Main theme: This video podcast focuses on our first impressions of the redesigned Chevrolet Colorado midsized pickup truck. It gets just one body style this go-around—a four-door crew cab with a short bed—and it loses the smooth V6 and fuel-efficient diesel engines. But it rides on a new chassis that stretches the wheelbase by 3.1 inches compared with the previous short-bed crew cab.

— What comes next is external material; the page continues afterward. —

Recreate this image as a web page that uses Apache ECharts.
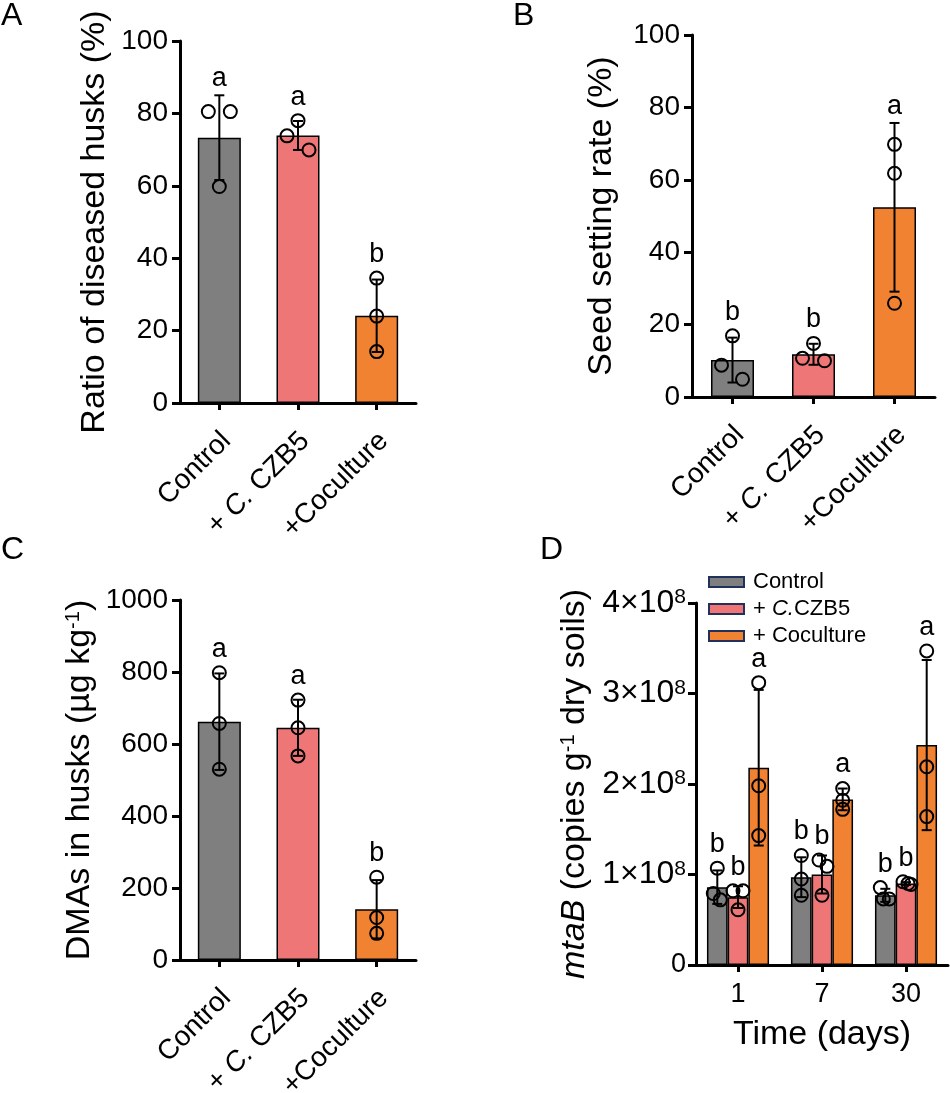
<!DOCTYPE html>
<html><head><meta charset="utf-8">
<script src="https://cdn.jsdelivr.net/npm/echarts@6/dist/echarts.min.js"></script>
<style>html,body{margin:0;padding:0;background:#fff}#c{width:950px;height:1093px}</style>
</head><body><div id="c"></div>
<script>
// ---------- data ----------
const categories = ['Control', '+ C. CZB5', '+Coculture'];
// Panel A: ratio of diseased husks (%)
const aMean = [73.3, 73.9, 24.1];
const aSd = [11.7, 4.0, 10.0];
const aPoints = [[80.5, 80.5, 59.8], [78.0, 73.8, 69.9], [34.5, 24.0, 14.2]];
const aLetters = ['a', 'a', 'b'];
// Panel B: seed setting rate (%)
const bMean = [10.2, 11.8, 52.4];
const bSd = [6.2, 2.9, 23.3];
const bPoints = [[16.9, 8.8, 4.9], [14.8, 10.7, 10.0], [69.8, 61.8, 25.9]];
const bLetters = ['b', 'b', 'a'];
// Panel C: DMAs in husks (ug/kg)
const cMean = [662, 645, 141];
const cSd = [134, 78, 81];
const cPoints = [[798, 657, 530], [722, 645, 567], [230, 118, 74]];
const cLetters = ['a', 'a', 'b'];
// Panel D: mtaB copies (units of 1e8 copies per g dry soil)
const days = ['1', '7', '30'];
const dSeriesNames = ['Control', '+ C.CZB5', '+ Coculture'];
const dMean = [[0.86, 0.97, 0.77], [0.75, 1.00, 0.90], [2.18, 1.83, 2.43]];
const dSd = [[0.185, 0.22, 0.072], [0.12, 0.21, 0.015], [0.86, 0.12, 0.94]];
const dPoints = [
  [[1.07, 0.79, 0.72], [1.21, 0.95, 0.77], [0.855, 0.73, 0.73]],
  [[0.82, 0.82, 0.61], [1.16, 1.09, 0.77], [0.92, 0.90, 0.89]],
  [[3.12, 1.98, 1.43], [1.95, 1.82, 1.72], [3.47, 2.19, 1.64]]
];
const dLetters = [['b', 'b', 'b'], ['b', 'b', 'b'], ['a', 'a', 'a']];

// ---------- styling (not data) ----------
const FONT = 'Liberation Sans';
const colors = ['#7f7f80', '#ee7677', '#f18232'];
const jitterA = [[-11, 11, 0], [0, -11, 11], [0, 0, 0]];
const jitterB = [[0, -11, 10], [0, -11, 11], [0, 0, 0]];
const jitterC = [[0, 0, 0], [0, 0, 0], [0, 0, 0]];
const jitterD = [
  [[0, -4, 3], [0, 0, 0], [-5, -2, 4]],
  [[-5, 5, 0], [-3, 5, 0], [-3, 2, 5]],
  [[0, 0, 0], [0, 0, 0], [0, 0, 0]]
];
const BAR_W = 43;
const BAR_W_D = 20.7;
const TITLE_SIZE = 34;

function overlay(gi, means, sds, points, jitter, letters, k, nGroup, barW) {
  return {
    type: 'custom', xAxisIndex: gi, yAxisIndex: gi, z: 10, silent: true,
    data: means.map((m, i) => [i, m]),
    renderItem(params, api) {
      const i = params.dataIndex;
      const dx = (k == null) ? 0 : (k - (nGroup - 1) / 2) * barW;
      const x = api.coord([i, means[i]])[0] + dx;
      const yTop = api.coord([i, means[i] + sds[i]])[1];
      const yBot = api.coord([i, Math.max(means[i] - sds[i], 0)])[1];
      const ls = { stroke: '#000', lineWidth: 2 };
      const ch = [
        { type: 'line', shape: { x1: x, y1: yTop, x2: x, y2: yBot }, style: ls },
        { type: 'line', shape: { x1: x - 5, y1: yTop, x2: x + 5, y2: yTop }, style: ls },
        { type: 'line', shape: { x1: x - 5, y1: yBot, x2: x + 5, y2: yBot }, style: ls }
      ];
      let top = yTop;
      points[i].forEach((v, j) => {
        const py = api.coord([i, v])[1];
        ch.push({ type: 'circle', shape: { cx: x + jitter[i][j], cy: py, r: 6.5 },
          style: { fill: 'none', stroke: '#000', lineWidth: 2 } });
        top = Math.min(top, py - 7);
      });
      ch.push({ type: 'text', x: x, y: top - 3,
        style: { text: letters[i], fontSize: 27, fontFamily: FONT, fill: '#000',
          align: 'center', verticalAlign: 'bottom' } });
      return { type: 'group', children: ch };
    }
  };
}

const axisLineStyle = { show: true, lineStyle: { color: '#000', width: 3 } };
const axisTickStyle = { show: true, length: 8, lineStyle: { color: '#000', width: 3 } };

function yAxisBase(gi, max, interval, name, nameGap, extra) {
  return Object.assign({
    type: 'value', gridIndex: gi, min: 0, max: max, interval: interval,
    axisLine: axisLineStyle, axisTick: axisTickStyle, splitLine: { show: false },
    axisLabel: { fontSize: 28, color: '#000', fontFamily: FONT, margin: 12, formatter: v => String(v) },
    name: name, nameLocation: 'middle', nameGap: nameGap, nameRotate: 90,
    nameTextStyle: { fontSize: TITLE_SIZE, color: '#000', fontFamily: FONT,
      rich: { s: { fontSize: 20, fontFamily: FONT, color: '#000', verticalAlign: 'top' },
              i: { fontSize: TITLE_SIZE, fontFamily: FONT, color: '#000', fontStyle: 'italic' } } }
  }, extra || {});
}

function xAxisCat(gi) {
  return {
    type: 'category', gridIndex: gi, data: categories,
    axisLine: axisLineStyle,
    axisTick: { show: true, alignWithLabel: true, length: 7, lineStyle: { color: '#000', width: 3 } },
    axisLabel: {
      interval: 0, rotate: 45, fontSize: 28, color: '#000', fontFamily: FONT,
      margin: 21, verticalAlign: 'top', padding: [0, 4, 0, 0],
      formatter: v => v === '+ C. CZB5' ? '+ {i|C.} CZB5' : v,
      rich: { i: { fontSize: 28, fontFamily: FONT, color: '#000', fontStyle: 'italic' } }
    }
  };
}

function barSeries(gi, means) {
  return {
    type: 'bar', xAxisIndex: gi, yAxisIndex: gi, barWidth: BAR_W,
    data: means.map((m, i) => ({ value: m, itemStyle: { color: colors[i] } })),
    itemStyle: { borderColor: '#000', borderWidth: 1.5 }, silent: true
  };
}

const grids = [
  { left: 180, top: 41, width: 236, height: 362, outerBoundsMode: 'none' },
  { left: 692, top: 35, width: 243, height: 362, outerBoundsMode: 'none' },
  { left: 180, top: 600, width: 236, height: 360, outerBoundsMode: 'none' },
  { left: 696, top: 603, width: 252, height: 362, outerBoundsMode: 'none' }
];

const option = {
  animation: false,
  backgroundColor: '#fff',
  grid: grids,
  xAxis: [
    xAxisCat(0), xAxisCat(1), xAxisCat(2),
    {
      type: 'category', gridIndex: 3, data: days,
      axisLine: axisLineStyle,
      axisTick: { show: true, alignWithLabel: true, length: 7, lineStyle: { color: '#000', width: 3 } },
      axisLabel: { interval: 0, fontSize: 27, color: '#000', fontFamily: FONT, margin: 16 },
      name: 'Time (days)', nameLocation: 'middle', nameGap: 53,
      nameTextStyle: { fontSize: TITLE_SIZE, color: '#000', fontFamily: FONT }
    }
  ],
  yAxis: [
    yAxisBase(0, 100, 20, 'Ratio of diseased husks (%)', 68),
    yAxisBase(1, 100, 20, 'Seed setting rate (%)', 73),
    yAxisBase(2, 1000, 200, 'DMAs in husks (µg kg{s|-1})', 83),
    yAxisBase(3, 4, 1, '{i|mtaB} (copies g{s|-1} dry soils)', 104, {
      axisLabel: {
        fontSize: 27, color: '#000', fontFamily: FONT, margin: 10,
        formatter: v => v === 0 ? '0' : '{n|' + v + '×10}{s|8}',
        rich: { n: { fontSize: 32, fontFamily: FONT, color: '#000' },
                s: { fontSize: 21, fontFamily: FONT, color: '#000', verticalAlign: 'top' } }
      }
    })
  ],
  legend: {
    orient: 'vertical', left: 708, top: 571, itemGap: 5, padding: 0,
    itemWidth: 35, itemHeight: 10, icon: 'rect',
    textStyle: { fontSize: 22, color: '#000', fontFamily: FONT, lineHeight: 22, padding: [0, 0, 0, 4],
      rich: { i: { fontSize: 22, fontFamily: FONT, color: '#000', fontStyle: 'italic', lineHeight: 22 } } },
    formatter: n => n === '+ C.CZB5' ? '+ {i|C.}CZB5' : n,
    data: dSeriesNames.map(n => ({ name: n, itemStyle: { borderColor: '#22305c', borderWidth: 2 } }))
  },
  graphic: [
    { type: 'text', left: 1, top: 0, style: { text: 'A', fontSize: 32, fontFamily: FONT, fill: '#000' } },
    { type: 'text', left: 513, top: 0, style: { text: 'B', fontSize: 32, fontFamily: FONT, fill: '#000' } },
    { type: 'text', left: 1, top: 534, style: { text: 'C', fontSize: 32, fontFamily: FONT, fill: '#000' } },
    { type: 'text', left: 540, top: 534, style: { text: 'D', fontSize: 32, fontFamily: FONT, fill: '#000' } }
  ],
  series: [
    barSeries(0, aMean), overlay(0, aMean, aSd, aPoints, jitterA, aLetters),
    barSeries(1, bMean), overlay(1, bMean, bSd, bPoints, jitterB, bLetters),
    barSeries(2, cMean), overlay(2, cMean, cSd, cPoints, jitterC, cLetters)
  ]
};

dSeriesNames.forEach((n, k) => {
  option.series.push({
    type: 'bar', name: n, xAxisIndex: 3, yAxisIndex: 3, barWidth: BAR_W_D, barGap: '0%',
    data: dMean[k], itemStyle: { color: colors[k], borderColor: '#000', borderWidth: 1.5 }, silent: true
  });
});
dSeriesNames.forEach((n, k) => {
  option.series.push(overlay(3, dMean[k], dSd[k], dPoints[k], jitterD[k], dLetters[k], k, 3, BAR_W_D));
});

const chart = echarts.init(document.getElementById('c'), null, { renderer: 'canvas' });
chart.setOption(option);
</script>
</body></html>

The panel mixes praise for the truck’s standard forward collision warning, automatic emergency braking with pedestrian detection, lane keeping assistance, and lane departure warning with frustration that blind spot warning is still optional. Our LT trim’s 2.7-liter turbocharged four-cylinder engine puts out 310 hp and 390 lb.-ft. of torque, and each spec is more than the 3.6-liter V6 and the 2.8-liter turbodiesel in the previous Colorado. Plus, even with its basic leaf-spring rear suspension, the ride quality is a high point. (Read our Chevrolet Colorado first drive.)
Audience questions
• Electric vehicles, in general, have a lot of torque and are much heavier than most cars, which can accelerate tire wear. Are there some EVs that don’t wear out tires as quickly as others?
• Would most of Toyota’s CR Top Picks still make the list if the company’s reliability was just average? If you take out Toyota’s stellar reliability, would they still rate so high?